Microsoft has set a fairly stringent set of hardware requirements for all the companies making devices running Windows Phone 7. They have to have at least a 1 GHz processor and plenty of RAM, so the performance for all the models should be quite similar.
I found that overall performance on my test unit is very fast. I didn’t have to do a lot of waiting around because I really didn’t have to launch many apps, unless I wanted to play a game. Everything updates in the background, so my inbox is up to date when I’m ready to read my mail, for example. I can tell at a glance what the weather is like or when my next appointment will be or how many updates are available for the software on my phone.
I wasn’t able to overload or crash the operating system on my loaner device, the Samsung Focus, even though I did my best. I remember how often I had problems with my old Palm OS devices and even my Dell Axim X51v, which was a Windows Mobile device, but that wasn’t the case here.
I never had to turn off my loaner phone to reset it, and I never saw an hourglass or any other type of loading screen when I wasn’t expecting it. The only apps that took much time to load were the games I downloaded from Xbox Live, which was expected. Web pages also took a while to load at times, which I suspect has much more to do with network coverage than with the operating system on the phone. Everything else happened almost instantaneously, which was a pleasant surprise.
EASE OF USE
I have found Windows Phone 7 to be extremely easy to use. Most of my recent experience has been with Android OS and iOS devices, with a few feature phones thrown in for good measure. I found the live tile system to be fresh and intuitive, and it took me only a few seconds to realize that the small arrow at the top right corner of the screen is what I tap to get to the list of applications on the device.
Downloading apps and updates is simple and trouble free. Gone are the dark days of Windows Mobile, when trying to install an app almost required a degree in computer science. If you happen to run across something that needs to be updated, a single tap is all it takes to go ahead with downloading and installing the update.
I have only a few frustrations at this point. My first is with calendar sync. For some strange reason, when you first sign in to your Google account in order to download your contacts and email, calendar sync is off by default and you must turn it on manually. I would prefer that it would be turned on automatically, or that the user would be prompted to turn it on if desired.
The second relates to the fact that there is no good way to get Microsoft Office documents onto a Windows Phone 7 device if you don’t have access to a corporate Sharepoint server. That leaves emailing the document to yourself, which is woefully behind the times.

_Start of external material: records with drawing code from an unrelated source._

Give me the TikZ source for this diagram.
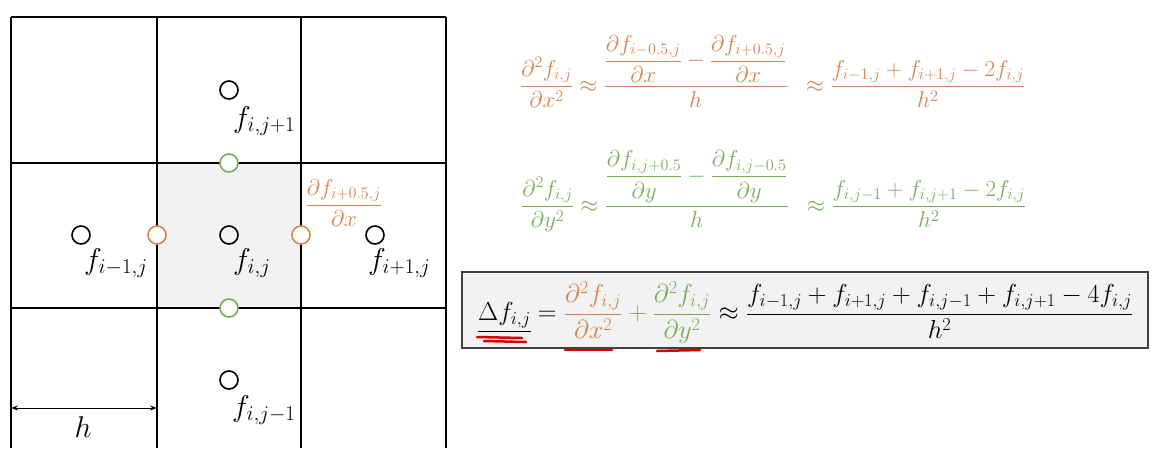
\RequirePackage{fix-cm}
\documentclass[tikz,border=0pt]{standalone}
\usepackage{amsmath}
\usetikzlibrary{arrows.meta}
\definecolor{orC}{RGB}{215,131,78}
\definecolor{grC}{RGB}{118,172,88}
\definecolor{cellgray}{RGB}{242,242,242}
\definecolor{boxborder}{RGB}{64,64,64}
\begin{document}
\begin{tikzpicture}[x=1pt,y=-1pt,
  gridline/.style={line width=2pt,black},
  pt/.style={circle,draw,line width=1.6pt,minimum size=18pt,inner sep=0pt},
  lbl/.style={inner sep=0pt,anchor=base west,font=\fontsize{30}{34}\selectfont},
  eq/.style={inner sep=0pt,anchor=base west,font=\fontsize{23}{27}\selectfont},
  redmark/.style={draw=red!85!black,line width=2.5pt,line cap=round}]
\useasboundingbox (0,0) rectangle (1152,448);
% grid
\fill[cellgray] (157,163) rectangle (301,308);
\foreach \x in {11,157,301,446} \draw[gridline] (\x,17) -- (\x,448);
\foreach \y in {17,163,308} \draw[gridline] (11,\y) -- (446,\y);
% points
\node[pt] (c)  at (229,235) {};
\node[pt] (up) at (229,90) {};
\node[pt] (dn) at (229,380) {};
\node[pt] (lf) at (81,235) {};
\node[pt] (rt) at (375,235) {};
\node[pt,draw=orC,fill=white] (ol) at (157,235) {};
\node[pt,draw=orC,fill=white] (or) at (301,235) {};
\node[pt,draw=grC,fill=white] (gu) at (229,163) {};
\node[pt,draw=grC,fill=white] (gd) at (229,308) {};
% labels
\node[lbl] (lup) at (233,127) {$f_{i,j+1}$};
\node[lbl] (lc)  at (233,269) {$f_{i,j}$};
\node[lbl] (llf) at (84,269)  {$f_{i-1,j}$};
\node[lbl] (lrt) at (368,269) {$f_{i+1,j}$};
\node[lbl] (ldn) at (232,416) {$f_{i,j-1}$};
\node[eq,anchor=base,text=orC] (dfr) at (344,211) {$\dfrac{\partial f_{i+0.5,j}}{\partial x}$};
% h arrow
\coordinate (ha) at (11,408);
\coordinate (hb) at (157,408);
\draw[{Stealth[length=7pt,width=5pt]}-{Stealth[length=7pt,width=5pt]},line width=0.9pt] (ha) -- (hb);
\node[lbl,anchor=base] (hl) at (83,437) {$h$};
% equations
\node[eq,text=orC] (e1) at (520,92) {$\displaystyle \frac{\partial^2 f_{i,j}}{\partial x^2} \approx \frac{\dfrac{\partial f_{i-0.5,j}}{\partial x} - \dfrac{\partial f_{i+0.5,j}}{\partial x}}{h} \hspace{12pt} \approx \frac{f_{i-1,j}+f_{i+1,j}-2f_{i,j}}{h^2}$};
\node[eq,text=grC] (e2) at (521,212) {$\displaystyle \frac{\partial^2 f_{i,j}}{\partial y^2} \approx \frac{\dfrac{\partial f_{i,j+0.5}}{\partial y} - \dfrac{\partial f_{i,j-0.5}}{\partial y}}{h} \hspace{12pt} \approx \frac{f_{i,j-1}+f_{i,j+1}-2f_{i,j}}{h^2}$};
\node[draw=boxborder,line width=1.5pt,fill=cellgray,minimum width=686pt,minimum height=76pt,inner sep=0pt] (box) at (805,310) {};
\node[eq,font=\fontsize{26}{30}\selectfont] (e3) at (478,320.5) {$\displaystyle \underline{\Delta f_{i,j}} = {\color{orC}\frac{\partial^2 f_{i,j}}{\partial x^2}} \mathbin{\color{orC}+} {\color{grC}\frac{\partial^2 f_{i,j}}{\partial y^2}} \approx \frac{f_{i-1,j}+f_{i+1,j}+f_{i,j-1}+f_{i,j+1}-4f_{i,j}}{h^2}$};
% red marks
\coordinate (r1a) at (477,337); \coordinate (r1b) at (522,338);
\draw[redmark] (r1a) -- (r1b);
\draw[redmark] (484,341) -- (526,342);
\coordinate (r2a) at (565,350); \coordinate (r2b) at (612,350);
\draw[redmark] (r2a) -- (r2b);
\coordinate (r3a) at (657,351); \coordinate (r3b) at (700,350);
\draw[redmark] (r3a) -- (r3b);
\end{tikzpicture}
\end{document}
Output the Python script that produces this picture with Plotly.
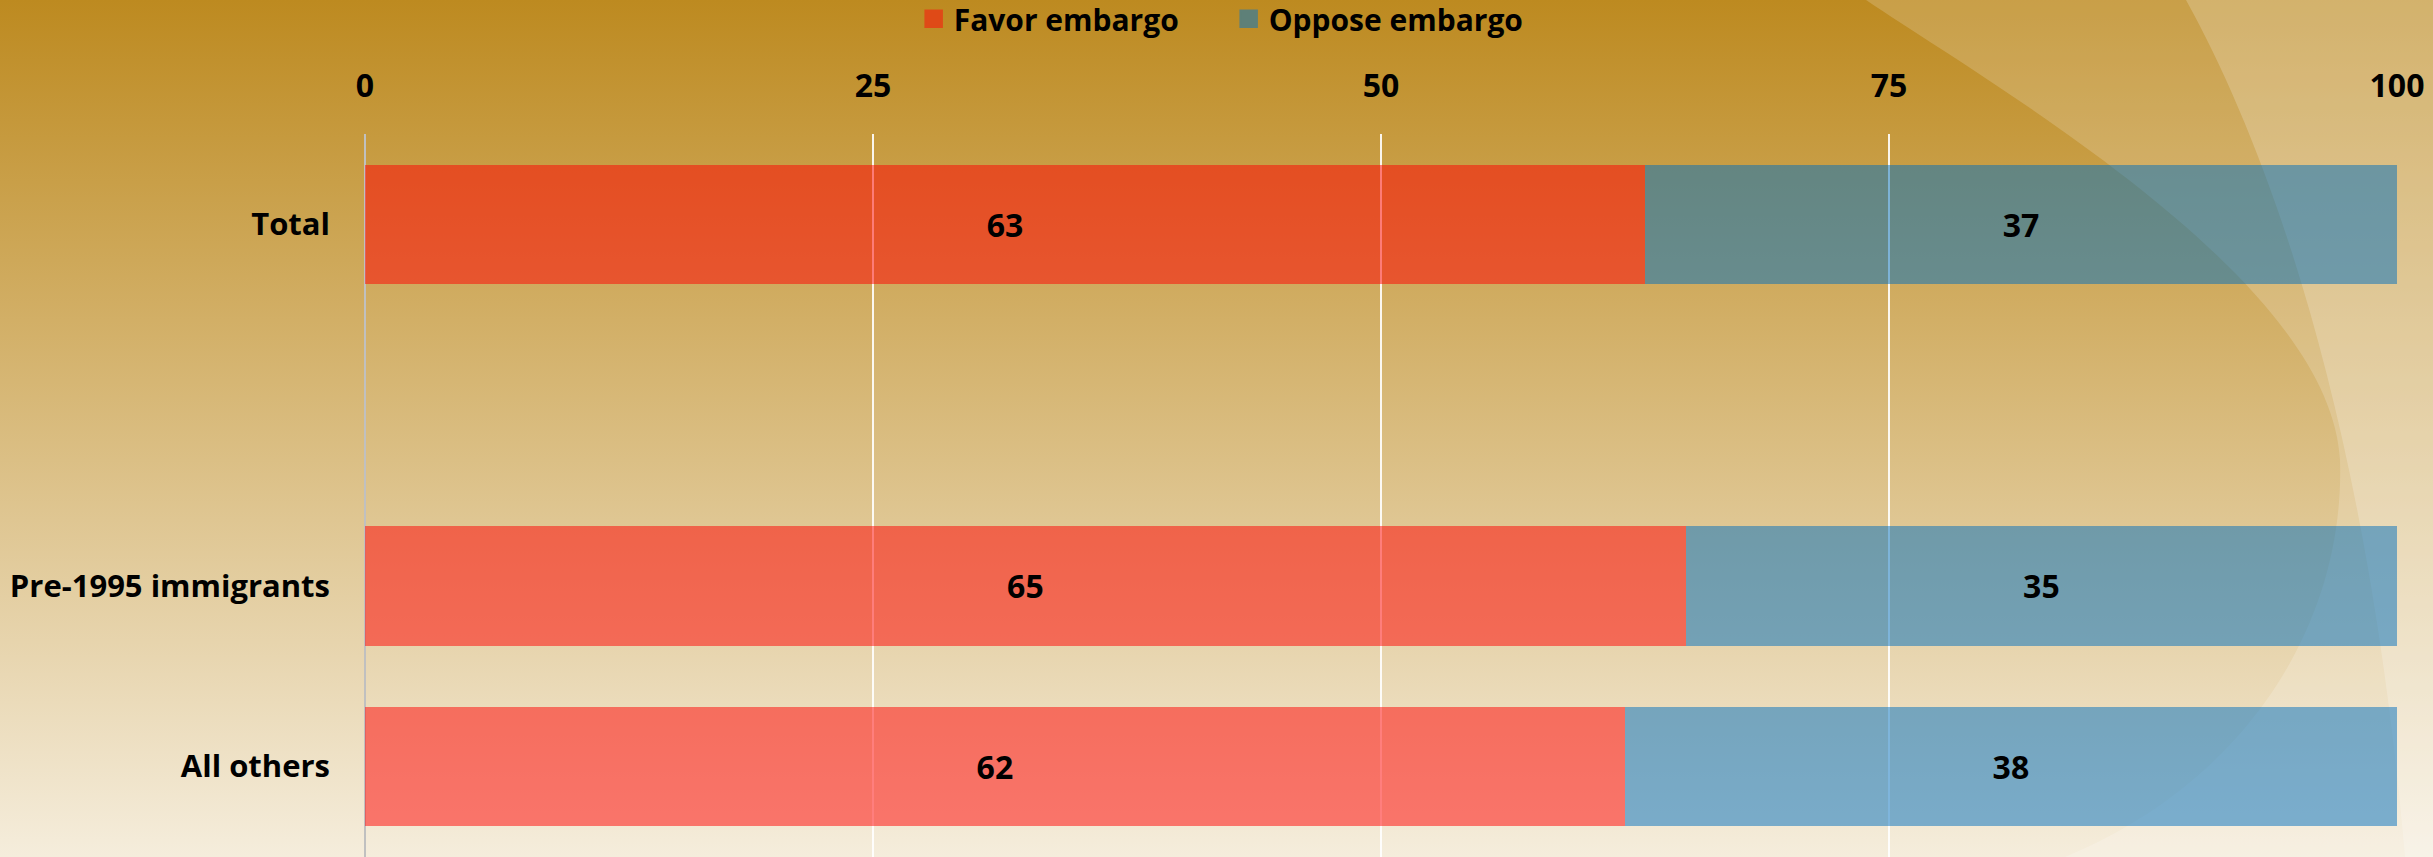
import base64
import plotly.graph_objects as go

# survey shares, percent
groups = ["Total", " ", "Pre-1995 immigrants", "All others"]
favor = [63, None, 65, 62]
oppose = [37, None, 35, 38]
series_names = ["Favor embargo", "Oppose embargo"]
x_ticks = [0, 25, 50, 75, 100]

W, H = 2433, 857
M_L, M_R, M_T, M_B = 365, 36, 134, 0

FAVOR_FILL = "rgba(255,0,0,0.5)"
OPPOSE_FILL = "rgba(0,110,190,0.5)"
FAVOR_KEY = "#DF4A17"
OPPOSE_KEY = "#5E8078"
FONT = "Open Sans"

# gold gradient slide background with the light swooshes on the right
bg_svg = f"""<svg xmlns="http://www.w3.org/2000/svg" width="{W}" height="{H}" viewBox="0 0 {W} {H}" preserveAspectRatio="none">
<defs><linearGradient id="g" x1="0" y1="0" x2="0" y2="1">
<stop offset="0" stop-color="#BD8A20"/><stop offset="1" stop-color="#F5EDDC"/></linearGradient></defs>
<rect width="{W}" height="{H}" fill="url(#g)"/>
<path d="M1866,0 C2000,90 2330,280 2340,460 C2345,620 2250,780 2065,857 L{W},857 L{W},0 Z" fill="white" fill-opacity="0.18"/>
<path d="M2186,0 C2280,170 2370,450 2405,857 L{W},857 L{W},0 Z" fill="white" fill-opacity="0.2"/>
</svg>"""
bg_src = "data:image/svg+xml;base64," + base64.b64encode(bg_svg.encode()).decode()

plot_w = W - M_L - M_R
plot_h = H - M_T - M_B

fig = go.Figure()

label_font = dict(family=FONT, size=32, color="black", weight="bold")

fig.add_trace(go.Bar(
    y=groups, x=favor, orientation="h", name=series_names[0],
    marker=dict(color=FAVOR_FILL, line=dict(width=0)),
    text=favor, textposition="inside", insidetextanchor="middle",
    textfont=label_font, showlegend=False,
))
fig.add_trace(go.Bar(
    y=groups, x=oppose, orientation="h", name=series_names[1],
    marker=dict(color=OPPOSE_FILL, line=dict(width=0)),
    text=oppose, textposition="inside", insidetextanchor="middle",
    textfont=label_font, showlegend=False,
))

# legend keys: bigger squares than plotly's fixed bar swatch
for name, col in zip(series_names, [FAVOR_KEY, OPPOSE_KEY]):
    fig.add_trace(go.Scatter(
        x=[None], y=[None], mode="markers", name=name,
        marker=dict(symbol="square", size=16, color=col, line=dict(width=2.5, color=col)),
    ))

fig.update_layout(
    width=W, height=H,
    barmode="stack", bargap=0.34,
    margin=dict(l=M_L, r=M_R, t=M_T, b=M_B, pad=0),
    paper_bgcolor="#D9BB7E",
    plot_bgcolor="rgba(0,0,0,0)",
    font=dict(family=FONT, size=32, color="black", weight="bold"),
    legend=dict(
        orientation="h", xref="container", yref="container", traceorder="normal",
        x=0.505, xanchor="center", y=0.978, yanchor="middle",
        font=dict(family=FONT, size=30, color="black", weight="bold"),
        itemsizing="trace", entrywidth=270, bgcolor="rgba(0,0,0,0)",
    ),
    images=[dict(
        source=bg_src, xref="paper", yref="paper",
        x=-M_L / plot_w, y=1 + M_T / plot_h,
        sizex=W / plot_w, sizey=H / plot_h,
        xanchor="left", yanchor="top", sizing="stretch", layer="below",
    )],
    xaxis=dict(
        range=[0, 100], side="top", tickvals=x_ticks,
        showgrid=True, gridcolor="rgba(255,255,255,0.9)", gridwidth=2,
        zeroline=True, zerolinecolor="#C0C0C0", zerolinewidth=2,
        showline=False, ticks="", ticklabelstandoff=30,
        tickfont=dict(family=FONT, size=32, color="black", weight="bold"),
        fixedrange=True,
    ),
    yaxis=dict(
        autorange="reversed", showgrid=False, zeroline=False, showline=False,
        ticks="", ticklabelstandoff=34,
        tickfont=dict(family=FONT, size=31, color="black", weight="bold"),
        fixedrange=True,
    ),
)

fig.write_html(
    "out.html",
    config={"displayModeBar": False},
    post_script="document.body.style.margin='0';document.body.style.overflow='hidden';",
)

In addition, this operating system does not support cut, copy, and paste at this time, a rather glaring omission. However, Microsoft is going to add this feature in an update coming soon.
Aside from those small complaints, I believe that Windows Phone 7 is as easy to use, or perhaps even easier than any of the other mobile phone operating systems currently available. Instead of scrolling through page after page of apps, all of the information you care about is front and center. When you want the apps, a single tap takes you to an alphabetical list when you can find what you want quickly.
If you’re already devoted to another mobile operating system such as Google Android OS or Apple’s iOS, then Windows Phone 7 may not change your mind… but it does deserve a closer look.
For a first release, it is well polished and stable, and the live tile concept does save a lot of time. I can see the appeal of having everything at your fingertips at all times instead of having to open up individual apps to get your mail, to check your text messages, and to get local weather information and news. I was skeptical at first, but the live tile concept is simple, and it works extremely well.
If you’re looking for a smartphone and have never used one before, Windows Phone 7 would be an excellent choice. Of course it’s missing some key features, such as Twitter support and copy and paste, but this is the first release and the platform will only get better as more features are added and the entire operating system matures. Even at this point, it’s worth your attention and serious consideration.